Actions are louder than thoughts
This week’s double parasha begins, “Moses then convoked the whole Israelite community…” After repeating the commandment to observe Shabbat, Moses asked the people to donate the materials needed to build the Mishkan, the portable sanctuary. And Rashi, the great 11th-century French commentator, tells us, “l’maharat Yom haKippurim” — that is, Moses gathered the people together on the day after Yom Kippur.
According to the traditional rabbinic chronology, God gave Moses the second set of tablets of the Ten Commandments, signifying that He had forgiven the Israelites for the sin of the Golden Calf, on the 10th day of Tishrei, Yom Kippur. So Rashi adds that Moses began the collection of materials for the Mishkan on the very next day. In other words, Moses acted immediately to translate the people’s repentance and God’s forgiveness into action. And the Israelites responded quickly and enthusiastically. They brought so much that Moses had to tell them to stop. In fact, the midrash Tanhuma says that everything needed was collected in only two days.
Rabbi Yehuda Leib Eiger of Lublin (1817-1888) wrote:
When Rashi wrote l’maharat Yom haKippurim, he meant to teach: It is not sufficient that on Yom Kippur in the synagogue, out of fear and awe of the Day of Judgment, that we act correctly — that our hearts quake and are filled with yirat Hashem (fear/awe of God) and ahavat habriyot (love of God’s creatures). What is important is how we behave l’maharat Yom haKippurim — every day of the year, in daily life, in the street, and in business.
L’maharat Yom haKippurim — all our good intentions to be better people, to be kinder, to be more considerate, to donate time and money to worthy causes, to turn our lives around — are worth nothing if they are not translated into action.
Back in 1976, when Jimmy Carter was running for president, I was dumbfounded when he confessed in an interview that he had committed adultery by “lusting in his heart.” (It was only years later that I learned this idea came from the Gospels.) How could it be a sin to see an attractive woman and imagine for a moment what it might be like to sleep with her? That’s not adultery, it’s a momentary fantasy.

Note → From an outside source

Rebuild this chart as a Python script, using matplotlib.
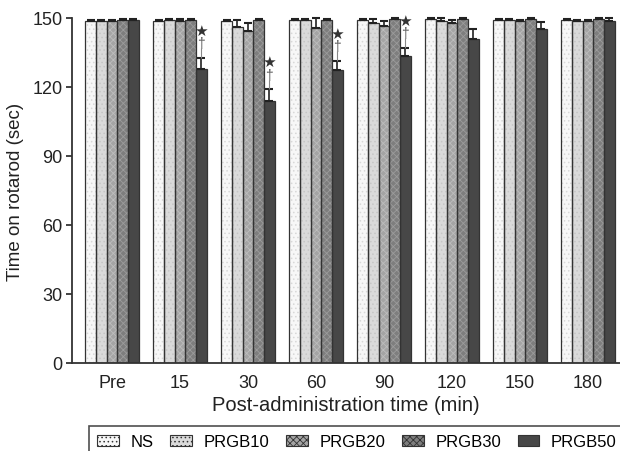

The Talmud in Bava Batra says that no one makes it through a single day without inappropriate sexual thoughts. It’s normal to have fantasies about doing something you shouldn’t — what counts is that you don’t act on them. A bad or inappropriate thought is just that — it’s not a sin unless you translate it into action.
That’s the good news. Of course, the bad news is the corollary — good intentions only count when they are translated into action. There are no points for “I meant to, really I did.”
As Moses understood and as Rashi taught, it is on Yom Kippur that we form our intentions, that we resolve to be better and to try harder. But it is l’maharat Yom haKippurim, on the day after Yom Kippur, that we show what is truly in our hearts.